** Start SUPPLIED DATA **
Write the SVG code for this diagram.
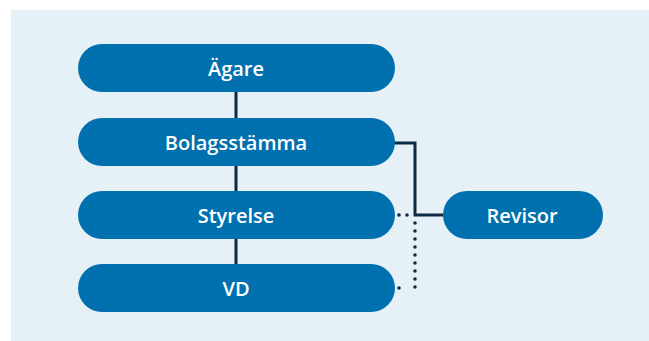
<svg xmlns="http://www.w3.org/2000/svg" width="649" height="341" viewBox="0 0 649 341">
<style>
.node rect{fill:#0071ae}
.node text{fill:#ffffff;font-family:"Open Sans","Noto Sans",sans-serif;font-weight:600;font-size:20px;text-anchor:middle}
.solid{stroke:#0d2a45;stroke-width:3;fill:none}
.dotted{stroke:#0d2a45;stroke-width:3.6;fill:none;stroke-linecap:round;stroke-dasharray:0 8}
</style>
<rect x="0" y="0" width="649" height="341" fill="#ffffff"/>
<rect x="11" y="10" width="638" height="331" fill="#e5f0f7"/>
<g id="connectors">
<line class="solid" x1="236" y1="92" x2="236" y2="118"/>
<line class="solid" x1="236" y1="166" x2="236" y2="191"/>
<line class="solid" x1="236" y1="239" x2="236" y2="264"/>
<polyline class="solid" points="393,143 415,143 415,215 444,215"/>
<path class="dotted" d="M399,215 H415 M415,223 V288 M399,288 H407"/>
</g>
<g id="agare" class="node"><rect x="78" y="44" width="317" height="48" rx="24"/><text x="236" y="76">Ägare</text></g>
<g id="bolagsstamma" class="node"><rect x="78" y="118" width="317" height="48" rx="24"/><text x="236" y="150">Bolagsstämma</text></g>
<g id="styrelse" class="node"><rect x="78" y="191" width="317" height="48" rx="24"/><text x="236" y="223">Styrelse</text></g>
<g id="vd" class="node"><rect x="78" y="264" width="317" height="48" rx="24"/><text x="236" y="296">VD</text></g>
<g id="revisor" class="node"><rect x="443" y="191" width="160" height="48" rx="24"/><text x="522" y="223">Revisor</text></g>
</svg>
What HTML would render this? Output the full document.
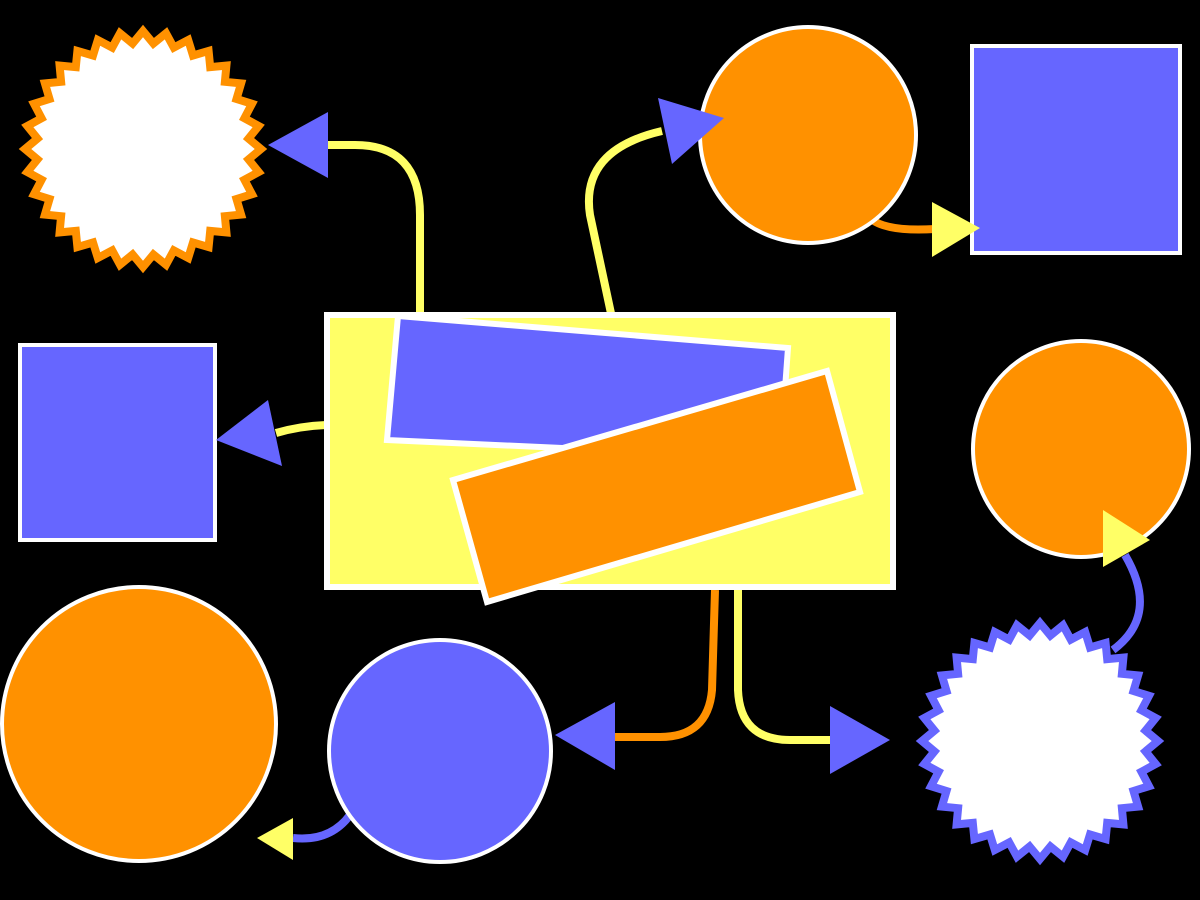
** End SUPPLIED DATA **
Omit every picture, then repeat the remaining data exactly as it appears above.

## PROBLEM SOLUTION
Write the SVG code for this diagram.
<svg xmlns="http://www.w3.org/2000/svg" width="649" height="341" viewBox="0 0 649 341">
<style>
.node rect{fill:#0071ae}
.node text{fill:#ffffff;font-family:"Open Sans","Noto Sans",sans-serif;font-weight:600;font-size:20px;text-anchor:middle}
.solid{stroke:#0d2a45;stroke-width:3;fill:none}
.dotted{stroke:#0d2a45;stroke-width:3.6;fill:none;stroke-linecap:round;stroke-dasharray:0 8}
</style>
<rect x="0" y="0" width="649" height="341" fill="#ffffff"/>
<rect x="11" y="10" width="638" height="331" fill="#e5f0f7"/>
<g id="connectors">
<line class="solid" x1="236" y1="92" x2="236" y2="118"/>
<line class="solid" x1="236" y1="166" x2="236" y2="191"/>
<line class="solid" x1="236" y1="239" x2="236" y2="264"/>
<polyline class="solid" points="393,143 415,143 415,215 444,215"/>
<path class="dotted" d="M399,215 H415 M415,223 V288 M399,288 H407"/>
</g>
<g id="agare" class="node"><rect x="78" y="44" width="317" height="48" rx="24"/><text x="236" y="76">Ägare</text></g>
<g id="bolagsstamma" class="node"><rect x="78" y="118" width="317" height="48" rx="24"/><text x="236" y="150">Bolagsstämma</text></g>
<g id="styrelse" class="node"><rect x="78" y="191" width="317" height="48" rx="24"/><text x="236" y="223">Styrelse</text></g>
<g id="vd" class="node"><rect x="78" y="264" width="317" height="48" rx="24"/><text x="236" y="296">VD</text></g>
<g id="revisor" class="node"><rect x="443" y="191" width="160" height="48" rx="24"/><text x="522" y="223">Revisor</text></g>
</svg>
What HTML would render this? Output the full document.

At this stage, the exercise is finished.